SPORTS BANTER

As hard as it may be for Toronto Maple Leaf fans these days, I promise you, it’s even harder being a fan of the Edmonton Oilers.
Sure, it doesn’t cost $250 to see a game, and the Oilers have won five Stanley Cups since 1967. I’ll give you that.
But the Oilers have now lost 13 straight games and they’re dead last in the NHL – yep, one spot below your beloved Leafs – and unlike the Leafs, there’s no hope in sight.
See, the Leafs are already on the long road back to respectability. They have been for a year and a half now, since Brian Burke was introduced as the new general manager in November, 2008. He inherited a team heavy on salary and light on talent and has been slowly turning things around ever since. Acquiring Dion Phaneuf and Jean-Sebastien Giguere for a handful of bit players on Sunday afternoon was the latest step in that direction. Throw in sniper Phil Kessel, and the Leafs now have legitimate superstars in every position to build around.
The Oilers, on the other hand, are where the Leafs were two years ago. They’re paying Shawn Horcoff $7 million this year, and he has all of 20 points to show for it. They have $44 million invested in their blue line but are 28th in goals against. Thirty-seven-year-old goalie Nikolai Khabibulin is making $3.8 million but hasn’t played since November with a bad back.
And on the same day Leaf fans were feverishly dissecting the Phaneuf-Giguere deals, Oilers fans learned that their only legitimate trade bait, Sheldon Souray, had broken his hand in Saturday’s 6-1 rout by the Calgary Flames, making him virtually unmovable prior to the March 3 trade deadline. Great.
Is there help on the horizon? Er ... no. The Oilers’ minor-league affiliate, the Springfield Falcons, are dead last in the AHL. Sure, Jordan Eberle made a splash at the World Junior tournament, but he’s two years away from being a legitimate NHL player. Compared with Leafs prospect Nazem Kadri, it’s a wash.
And while the Leafs were snagging free-agent blue-chippers Jonas Gustavsson and Tyler Bozak last summer, the Oilers were desperately wasting their time courting mercurial sniper Dany Heatley, who not once but twice blocked a trade to the team.

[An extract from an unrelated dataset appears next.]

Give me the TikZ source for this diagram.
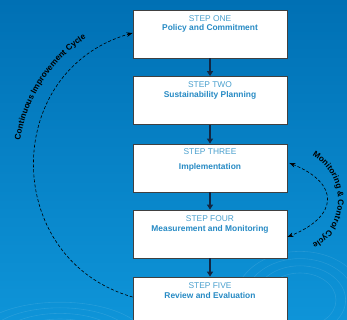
\documentclass[tikz,border=0pt]{standalone}
\usepackage{fontspec}
\setmainfont{Liberation Sans}
\usetikzlibrary{arrows.meta,decorations.text}
\definecolor{bgtop}{RGB}{0,112,180}
\definecolor{bgbot}{RGB}{14,148,216}
\definecolor{steplight}{RGB}{74,160,206}
\definecolor{stepdark}{RGB}{38,138,196}
\definecolor{navy}{RGB}{18,38,66}
\tikzset{
  stepbox/.style={draw=black!75, line width=0.8pt, fill=white, minimum width=154pt, minimum height=48pt, inner sep=0pt},
  steptitle/.style={text=steplight, font=\fontsize{8.4}{10}\selectfont, inner sep=0pt},
  stepname/.style={text=stepdark, font=\bfseries\fontsize{8.4}{10}\selectfont, inner sep=0pt},
  flow/.style={draw=navy, line width=1.5pt, -{Triangle[length=5pt,width=6pt]}},
  cyc/.style={draw=black, line width=0.6pt, dash pattern=on 3pt off 2pt},
  swirl/.style={draw=white, opacity=0.1, line width=0.6pt}
}
\begin{document}
\begin{tikzpicture}[x=1pt,y=1pt]
\useasboundingbox (0,0) rectangle (347,320);
\clip (0,0) rectangle (347,320);
\shade[top color=bgtop, bottom color=bgbot] (0,0) rectangle (347,320);
% faint swirls
\foreach \r in {30,38,46,54}{
  \draw[swirl] (60,-20) ellipse[x radius=\r*1.6, y radius=\r*0.7];
  \draw[swirl] (300,20) ellipse[x radius=\r*1.2, y radius=\r*0.9];
}
% boxes
\node[stepbox] (b1) at (210,286) {};
\node[stepbox] (b2) at (210,219.5) {};
\node[stepbox] (b3) at (210,152) {};
\node[stepbox] (b4) at (210,86) {};
\node[stepbox] (b5) at (210,19) {};
% texts
\node[steptitle] (t1) at ([yshift=-8.7pt]b1.north) {STEP ONE};
\node[stepname]  (n1) at ([yshift=-19pt]b1.north) {Policy and Commitment};
\node[steptitle] (t2) at ([yshift=-8.5pt]b2.north) {STEP TWO};
\node[stepname]  (n2) at ([yshift=-19.5pt]b2.north) {Sustainability Planning};
\node[steptitle] (t3) at ([yshift=-8.2pt]b3.north) {STEP THREE};
\node[stepname]  (n3) at ([yshift=-24pt]b3.north) {Implementation};
\node[steptitle] (t4) at ([yshift=-9pt]b4.north) {STEP FOUR};
\node[stepname]  (n4) at ([yshift=-20pt]b4.north) {Measurement and Monitoring};
\node[steptitle] (t5) at ([yshift=-9pt]b5.north) {STEP FIVE};
\node[stepname]  (n5) at ([yshift=-18.7pt]b5.north) {Review and Evaluation};
% flow arrows
\draw[flow] (b1.south) -- (b2.north);
\draw[flow] (b2.south) -- (b3.north);
\draw[flow] (b3.south) -- (b4.north);
\draw[flow] (b4.south) -- (b5.north);
% continuous improvement cycle
\draw[cyc, -{Stealth[length=6pt,width=4.5pt]}] ([yshift=4pt]b5.west) to[out=164, in=196, looseness=1.33] ([yshift=1pt]b1.west);
\coordinate (cl) at (170,155);
\path[decorate, decoration={text along path, text align=center,
  text={|\bfseries\fontsize{8.3}{9}\selectfont|Continuous Improvement Cycle}}]
  ([shift={(172:152)}]cl) arc[start angle=172, end angle=122, radius=152];
% monitoring & control cycle
\draw[cyc, {Stealth[length=6pt,width=4.5pt]}-{Stealth[length=6pt,width=4.5pt]}] ([xshift=2pt,yshift=5pt]b3.east) to[out=-22, in=22, looseness=1.9] ([yshift=-3pt]b4.east);
\coordinate (cr) at (287,120);
\path[decorate, decoration={text along path, text align=center,
  text={|\bfseries\fontsize{8.3}{9}\selectfont|Monitoring {\&} Control Cycle}}]
  ([shift={(70:51)}]cr) arc[start angle=70, end angle=-70, radius=51];
\end{tikzpicture}
\end{document}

Heatley’s rejection was just the latest slap in the face for the once-proud franchise. Since the glory years of the 1980s, a number of players like Shayne Corson, Chris Pronger and then Heatley have rejected the team and the city. No longer on financial life-support but unable to squeeze any more cachet from the Gretzky years, today’s players have made it clear that they simply would prefer to play in a bigger market with a higher profile, better weather and more potential for endorsement money.
So if Toronto is a hockey hotbed, Edmonton has become hockey’s hinterland.
And things are only going to get worse before they get better. Regardless of new owner Daryl Katz’s deep pockets and plans for a new arena, the team needs to unload salaries, move underachievers and restock their minor leagues, which likely means cutting right down to the wood and rebuilding from scratch. As we’ve seen with the Leafs, it’s not something that can happen overnight, and attracting players to the Edmonton market won’t be easy.
So go ahead, moan all you want, Leafs fans. Sure, the team doesn’t have any chance of making the playoffs this year. And Mike Komisarek was a bad free-agent pickup. And with Matt Stajan gone, there’s no one on the team to get the puck to Kessel.
But remember, things could be worse. You could be an Oilers fan.